Les marchés sont électriques. Cette expression, que l'on entend presque chaque jour, nous dit que, sur la planète financière, les transactions s'accélèrent ou ralentissent en fonction des opportunités. D'immenses volumes de capitaux se mettent en mouvement, presque automatiquement : pour se prémunir de ce qui apparaît soudain comme un risque, ou pour ne pas manquer ce qui semble promettre un gain.
Devant les conséquences de cette spéculation ¯ immensité des profits, accroissement faramineux des écarts de richesse, fragilité des entreprises, affaiblissement des États, risque d'effondrement du système bancaire... ¯ on parle de moraliser les marchés. Pourtant, par nature, rien n'est plus insensible à la morale qu'un marché. Parce qu'il ne se détermine pas en fonction de valeurs humaines, mais des intérêts des acteurs. Penser réguler les marchés en termes de morale, c'est se contraindre à arriver toujours en retard, comme les carabiniers, une fois les dégâts constatés. Dans ce sens, vouloir taxer les fruits de la spéculation ne traite pas le problème au fond.
Pour calmer les marchés internationaux, il n'y a que deux moyens. Le premier consiste à réduire les différences de potentiel économique et financier perçues par les opérateurs. Il faut du temps. C'est ce qu'envisage péniblement l'Union européenne en cherchant à harmoniser les politiques budgétaires et fiscales. Elle n'y parviendra pas rapidement : seule la peur du gouffre semble capable de persuader les dirigeants d'aller vers plus de convergence.

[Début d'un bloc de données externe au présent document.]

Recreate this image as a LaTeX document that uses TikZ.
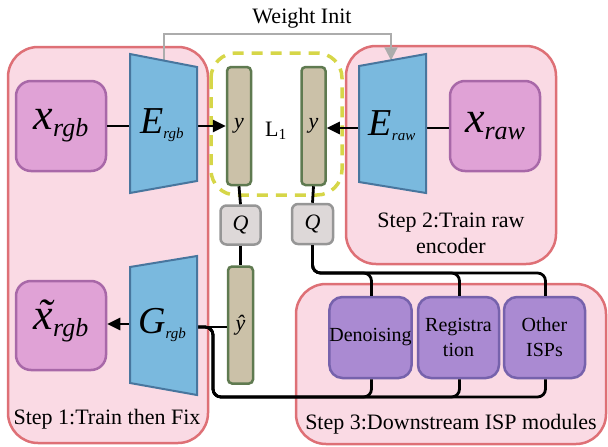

Second moyen : ralentir la circulation financière. Dans les pics aigus de crise boursière, il arrive qu'on suspende les cours. C'est ce que l'Allemagne vient de tenter en interdisant le mécanisme des ventes de titres financiers à découvert. Mais de telles décisions ne peuvent être qu'exceptionnelles et temporaires, puisque c'est du tout ou rien. En revanche, si l'on veut ralentir durablement et de manière pondérée les déplacements de capitaux, il faut en augmenter les coûts.
Les opérations se déclenchent, en effet, lorsque l'opportunité du gain l'emporte visiblement sur le risque de perte. Dans ces conditions, les acteurs du marché seraient irresponsables et incompétents s'ils « n'y allaient pas ». Si l'on ajoute un coût supplémentaire (le coût technique est devenu négligeable, avec les progrès des outils) ¯ sous forme d'une taxe sur les transferts financiers, comme les banques imposent à leurs clients des commissions ¯, alors les conditions de l'arbitrage changent puisque l'espérance de gain est affectée. Le marché va nécessairement ralentir.
Si le montant de la taxe était retourné aux États, via une institution comme le FMI, celle-ci ne serait pas une sanction morale mais le prix d'usage des infrastructures de base indispensables à l'existence des marchés, souvent créées et entretenues par les États. En cas de surchauffe, le fait d'augmenter le prix d'usage des marchés internationaux a le double avantage de faire baisser la pression, et d'apporter aux États des ressources pour qu'ils ne deviennent pas les victimes de ceux qu'elles auront aidés la veille, si nécessaire.
La crise offre l'opportunité de rendre les marchés « payants ». Si les États tardent à s'entendre là-dessus, ils n'auront plus la force de l'imposer aux acteurs privés, et la machine deviendra folle.